2015年缅甸再次迎来大选,以昂山素季(Aung San Suu Kyi)为首的全国民主联盟(NLD,以下简称“民盟”)以绝对的优势获胜,2016年,吴廷觉(U Htin Kyaw)成为新一任国家总统,实现了国家权力的平稳交接,缅甸的政治转型在民盟的执政下继续深入。纵观这一段获得了世界瞩目的历史过程,多党制与普选制的规则得以确立并逐步完善,成为了缅甸政治转型的核心标志和成果。正如英国学者拉尔(Marie Lall)所声称的那样,“这是缅甸1962年以来最伟大的变革。”[2]

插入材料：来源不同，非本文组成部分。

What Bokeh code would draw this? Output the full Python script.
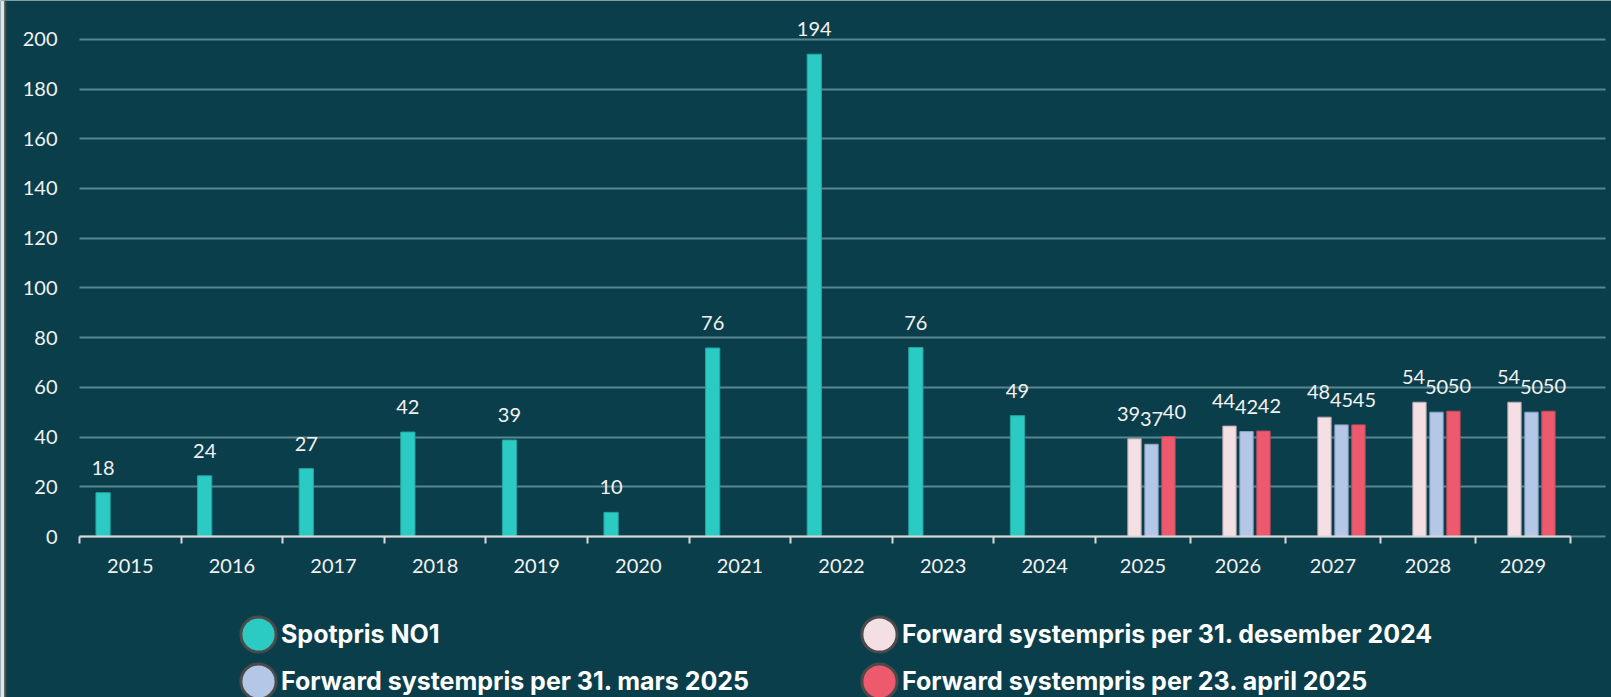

关于缅甸政治转型的宏观分析及未来走向,已经得到了国内外学界的较多关注,例如政治转型中的缅甸族群冲突、政党政治、缅甸对外关系,以及政治转型所面临的机遇、挑战、取得的成效和未来预期等。以上议题的重要性不言而喻,它们是理解缅甸政治转型关键所在。然而,还有一个重要的问题尚未得到学界应有的重视,即持续了半个世纪的军人专政的终结对缅甸社会的影响如何,特别是对乡村社会而言意味着什么?②政治转型对乡村民众的日常生活产生了怎样的影响?这样的问题还未得到学界的充分讨论,本文以笔者在一个缅甸村落——抱村中长期的田野调查为基础,③考察军人专政结束之后抱村社会所经历的变迁,以及抱村村民在国家政治转型背景下的日常生活,最终试图对政治转型中的缅甸乡村社会变迁形成理论性的解释。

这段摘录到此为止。